_Requirement_
Of all the lines in the records, how many hold the word "chart"? Answer with the number only.

_Records to use_
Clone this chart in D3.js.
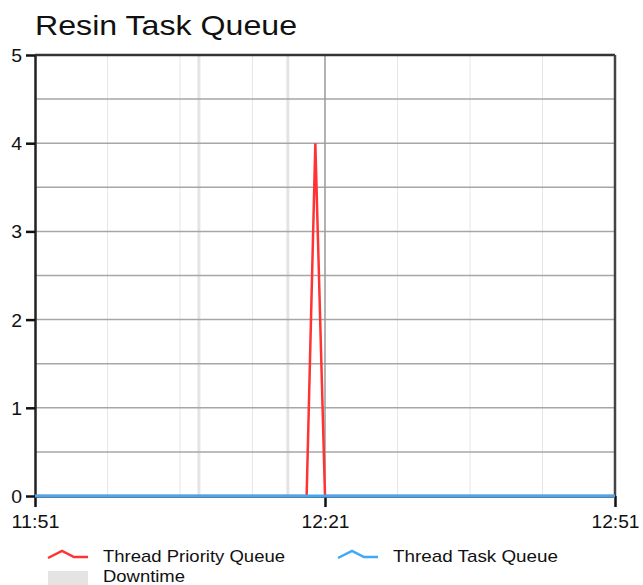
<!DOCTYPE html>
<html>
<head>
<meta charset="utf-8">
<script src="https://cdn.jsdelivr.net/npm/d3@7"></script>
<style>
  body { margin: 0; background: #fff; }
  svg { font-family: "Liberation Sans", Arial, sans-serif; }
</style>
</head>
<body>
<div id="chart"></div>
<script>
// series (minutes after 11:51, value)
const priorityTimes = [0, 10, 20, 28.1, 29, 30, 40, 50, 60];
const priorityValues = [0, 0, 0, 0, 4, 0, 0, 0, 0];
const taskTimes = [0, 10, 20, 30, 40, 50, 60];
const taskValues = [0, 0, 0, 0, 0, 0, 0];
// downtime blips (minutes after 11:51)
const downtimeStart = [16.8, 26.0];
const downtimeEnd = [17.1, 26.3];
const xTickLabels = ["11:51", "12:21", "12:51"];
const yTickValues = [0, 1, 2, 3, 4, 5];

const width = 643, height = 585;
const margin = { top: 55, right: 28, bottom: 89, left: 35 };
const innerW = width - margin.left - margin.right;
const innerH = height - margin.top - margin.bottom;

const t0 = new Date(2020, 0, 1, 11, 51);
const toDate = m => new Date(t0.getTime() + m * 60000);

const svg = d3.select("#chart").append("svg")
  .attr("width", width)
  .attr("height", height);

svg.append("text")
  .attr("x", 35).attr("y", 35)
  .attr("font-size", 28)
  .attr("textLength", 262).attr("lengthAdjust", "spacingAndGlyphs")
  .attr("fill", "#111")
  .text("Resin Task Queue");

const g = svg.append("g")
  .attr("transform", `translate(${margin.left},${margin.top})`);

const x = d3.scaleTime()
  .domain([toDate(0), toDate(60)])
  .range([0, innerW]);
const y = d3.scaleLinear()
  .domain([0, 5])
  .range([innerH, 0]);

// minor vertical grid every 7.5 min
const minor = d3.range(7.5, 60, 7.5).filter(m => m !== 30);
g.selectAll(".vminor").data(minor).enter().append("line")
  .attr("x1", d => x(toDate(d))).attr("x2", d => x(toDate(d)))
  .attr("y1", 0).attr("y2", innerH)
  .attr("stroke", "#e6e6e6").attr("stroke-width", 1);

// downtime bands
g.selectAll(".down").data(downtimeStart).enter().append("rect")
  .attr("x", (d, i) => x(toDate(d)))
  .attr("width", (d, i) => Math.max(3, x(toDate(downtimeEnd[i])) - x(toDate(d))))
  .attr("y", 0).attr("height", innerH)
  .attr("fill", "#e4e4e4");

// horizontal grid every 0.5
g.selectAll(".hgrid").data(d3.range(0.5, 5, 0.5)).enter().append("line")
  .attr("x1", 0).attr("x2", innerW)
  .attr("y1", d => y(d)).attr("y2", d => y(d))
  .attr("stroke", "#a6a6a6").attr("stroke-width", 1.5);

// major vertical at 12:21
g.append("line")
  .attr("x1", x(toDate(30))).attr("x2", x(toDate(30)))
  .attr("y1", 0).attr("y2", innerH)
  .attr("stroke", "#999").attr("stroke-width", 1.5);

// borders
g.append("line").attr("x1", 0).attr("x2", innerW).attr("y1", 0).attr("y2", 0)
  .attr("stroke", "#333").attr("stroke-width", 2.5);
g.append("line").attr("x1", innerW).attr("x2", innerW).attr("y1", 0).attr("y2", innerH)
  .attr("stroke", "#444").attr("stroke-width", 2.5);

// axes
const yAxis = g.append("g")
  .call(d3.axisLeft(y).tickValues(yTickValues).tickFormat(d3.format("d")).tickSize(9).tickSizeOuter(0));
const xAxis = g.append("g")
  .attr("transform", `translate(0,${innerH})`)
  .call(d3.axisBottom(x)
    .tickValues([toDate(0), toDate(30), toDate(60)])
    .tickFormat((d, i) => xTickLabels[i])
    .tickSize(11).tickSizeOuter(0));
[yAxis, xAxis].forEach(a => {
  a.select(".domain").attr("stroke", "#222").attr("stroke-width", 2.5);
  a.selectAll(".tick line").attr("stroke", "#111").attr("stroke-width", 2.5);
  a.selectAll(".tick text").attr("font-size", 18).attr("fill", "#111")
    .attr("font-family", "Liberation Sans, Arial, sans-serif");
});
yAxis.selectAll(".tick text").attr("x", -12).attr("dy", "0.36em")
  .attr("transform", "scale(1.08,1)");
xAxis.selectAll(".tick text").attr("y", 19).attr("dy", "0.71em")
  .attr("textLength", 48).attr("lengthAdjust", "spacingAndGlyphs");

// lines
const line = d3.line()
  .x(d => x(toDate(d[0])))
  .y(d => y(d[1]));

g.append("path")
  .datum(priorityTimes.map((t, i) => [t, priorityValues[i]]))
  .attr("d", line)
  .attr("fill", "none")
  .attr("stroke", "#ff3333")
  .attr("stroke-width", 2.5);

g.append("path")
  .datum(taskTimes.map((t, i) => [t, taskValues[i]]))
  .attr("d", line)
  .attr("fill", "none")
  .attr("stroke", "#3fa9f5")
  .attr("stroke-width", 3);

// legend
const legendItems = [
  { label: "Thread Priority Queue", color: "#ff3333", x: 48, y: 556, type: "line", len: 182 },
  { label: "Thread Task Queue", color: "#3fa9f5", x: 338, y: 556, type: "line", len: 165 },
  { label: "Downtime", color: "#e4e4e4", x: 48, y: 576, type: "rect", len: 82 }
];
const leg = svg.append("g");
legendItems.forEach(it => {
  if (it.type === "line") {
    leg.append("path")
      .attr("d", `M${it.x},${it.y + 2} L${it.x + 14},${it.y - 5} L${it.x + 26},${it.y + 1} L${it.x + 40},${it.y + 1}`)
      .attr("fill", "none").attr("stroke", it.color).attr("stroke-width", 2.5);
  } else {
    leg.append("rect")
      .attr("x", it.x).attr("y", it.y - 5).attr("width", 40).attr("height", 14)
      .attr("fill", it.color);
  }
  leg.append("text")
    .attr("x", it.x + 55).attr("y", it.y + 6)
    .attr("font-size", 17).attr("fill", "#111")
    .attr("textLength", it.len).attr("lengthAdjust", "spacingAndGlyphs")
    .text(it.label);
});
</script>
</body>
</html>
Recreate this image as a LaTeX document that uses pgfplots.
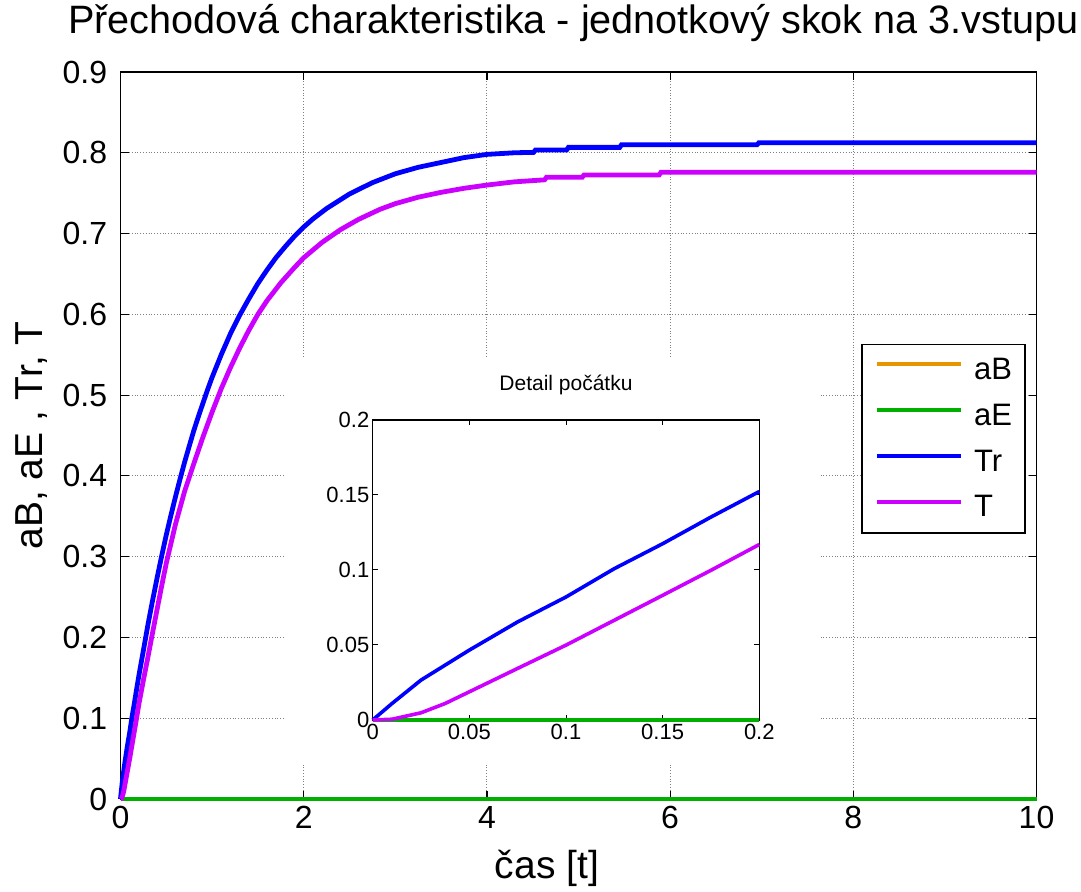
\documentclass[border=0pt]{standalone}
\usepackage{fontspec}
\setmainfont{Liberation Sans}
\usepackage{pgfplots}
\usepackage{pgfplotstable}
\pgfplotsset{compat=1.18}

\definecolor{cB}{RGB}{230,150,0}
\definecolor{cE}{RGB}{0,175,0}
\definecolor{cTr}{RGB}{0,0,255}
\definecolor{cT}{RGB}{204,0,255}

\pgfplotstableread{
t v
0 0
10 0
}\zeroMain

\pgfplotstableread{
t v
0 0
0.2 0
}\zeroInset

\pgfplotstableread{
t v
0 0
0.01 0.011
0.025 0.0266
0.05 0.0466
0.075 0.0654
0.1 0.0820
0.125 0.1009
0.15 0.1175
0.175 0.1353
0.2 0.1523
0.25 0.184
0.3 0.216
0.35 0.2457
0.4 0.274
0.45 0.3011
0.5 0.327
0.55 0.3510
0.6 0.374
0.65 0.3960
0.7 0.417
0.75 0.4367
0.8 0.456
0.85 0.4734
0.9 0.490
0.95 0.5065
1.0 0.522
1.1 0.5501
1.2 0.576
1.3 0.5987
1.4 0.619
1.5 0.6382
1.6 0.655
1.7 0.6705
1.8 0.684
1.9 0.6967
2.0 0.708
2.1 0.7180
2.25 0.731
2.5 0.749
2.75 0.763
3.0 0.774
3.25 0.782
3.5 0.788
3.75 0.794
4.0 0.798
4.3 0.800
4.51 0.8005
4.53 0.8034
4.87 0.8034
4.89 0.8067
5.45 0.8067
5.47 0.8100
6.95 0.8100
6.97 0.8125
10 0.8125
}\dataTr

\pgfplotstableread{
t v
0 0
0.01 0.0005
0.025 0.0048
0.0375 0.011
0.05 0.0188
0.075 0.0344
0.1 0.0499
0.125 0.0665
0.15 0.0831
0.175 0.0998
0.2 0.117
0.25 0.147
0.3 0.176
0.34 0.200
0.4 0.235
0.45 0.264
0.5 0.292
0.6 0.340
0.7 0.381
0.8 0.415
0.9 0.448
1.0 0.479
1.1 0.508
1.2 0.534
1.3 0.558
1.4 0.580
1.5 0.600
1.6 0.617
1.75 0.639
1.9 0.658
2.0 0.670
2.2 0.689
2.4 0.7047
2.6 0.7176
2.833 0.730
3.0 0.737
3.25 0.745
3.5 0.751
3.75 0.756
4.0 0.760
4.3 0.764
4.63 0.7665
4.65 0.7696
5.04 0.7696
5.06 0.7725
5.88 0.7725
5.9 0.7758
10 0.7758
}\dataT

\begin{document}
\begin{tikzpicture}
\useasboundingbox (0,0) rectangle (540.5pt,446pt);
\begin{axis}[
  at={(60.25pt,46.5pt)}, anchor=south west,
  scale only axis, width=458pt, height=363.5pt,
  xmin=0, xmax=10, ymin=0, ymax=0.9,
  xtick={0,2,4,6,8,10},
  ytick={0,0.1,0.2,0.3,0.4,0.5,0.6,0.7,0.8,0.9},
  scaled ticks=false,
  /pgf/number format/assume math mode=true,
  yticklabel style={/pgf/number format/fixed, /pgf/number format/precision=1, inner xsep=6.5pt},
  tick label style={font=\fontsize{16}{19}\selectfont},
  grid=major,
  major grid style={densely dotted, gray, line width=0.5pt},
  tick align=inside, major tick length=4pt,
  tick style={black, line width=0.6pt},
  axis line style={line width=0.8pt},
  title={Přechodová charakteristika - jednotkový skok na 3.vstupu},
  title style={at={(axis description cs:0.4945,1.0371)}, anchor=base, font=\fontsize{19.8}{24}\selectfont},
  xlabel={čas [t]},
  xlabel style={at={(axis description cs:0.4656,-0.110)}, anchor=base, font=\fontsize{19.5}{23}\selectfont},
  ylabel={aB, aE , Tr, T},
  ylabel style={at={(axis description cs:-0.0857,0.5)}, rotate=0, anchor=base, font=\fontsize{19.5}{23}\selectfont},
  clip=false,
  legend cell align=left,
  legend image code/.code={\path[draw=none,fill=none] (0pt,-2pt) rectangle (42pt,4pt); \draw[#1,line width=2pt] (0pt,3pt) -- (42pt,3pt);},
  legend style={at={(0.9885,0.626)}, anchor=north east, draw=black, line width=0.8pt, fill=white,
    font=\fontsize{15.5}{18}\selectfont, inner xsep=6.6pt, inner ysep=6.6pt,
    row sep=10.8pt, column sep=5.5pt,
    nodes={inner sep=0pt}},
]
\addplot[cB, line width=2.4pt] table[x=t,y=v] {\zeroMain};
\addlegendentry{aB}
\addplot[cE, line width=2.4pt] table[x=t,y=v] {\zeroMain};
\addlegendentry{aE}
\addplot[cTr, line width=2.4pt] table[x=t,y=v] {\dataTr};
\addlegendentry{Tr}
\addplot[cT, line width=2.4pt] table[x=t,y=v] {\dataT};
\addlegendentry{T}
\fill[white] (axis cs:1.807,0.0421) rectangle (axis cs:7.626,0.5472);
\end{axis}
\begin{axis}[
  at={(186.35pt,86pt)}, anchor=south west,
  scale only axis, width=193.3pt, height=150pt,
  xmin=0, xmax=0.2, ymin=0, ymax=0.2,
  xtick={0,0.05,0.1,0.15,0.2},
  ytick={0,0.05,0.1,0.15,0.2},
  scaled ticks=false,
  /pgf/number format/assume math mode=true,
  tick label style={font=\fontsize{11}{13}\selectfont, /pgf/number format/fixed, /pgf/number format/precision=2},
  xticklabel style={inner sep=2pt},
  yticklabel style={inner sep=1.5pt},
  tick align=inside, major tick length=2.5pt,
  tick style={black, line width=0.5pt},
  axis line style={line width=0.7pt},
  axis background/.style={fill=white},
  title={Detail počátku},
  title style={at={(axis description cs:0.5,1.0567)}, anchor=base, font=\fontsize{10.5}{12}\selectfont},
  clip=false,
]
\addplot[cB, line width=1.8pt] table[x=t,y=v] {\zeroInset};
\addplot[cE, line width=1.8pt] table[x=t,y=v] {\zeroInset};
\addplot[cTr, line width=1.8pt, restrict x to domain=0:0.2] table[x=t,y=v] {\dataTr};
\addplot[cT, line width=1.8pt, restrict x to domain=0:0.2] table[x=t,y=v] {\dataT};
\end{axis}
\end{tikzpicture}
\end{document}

_Response for this exercise_
3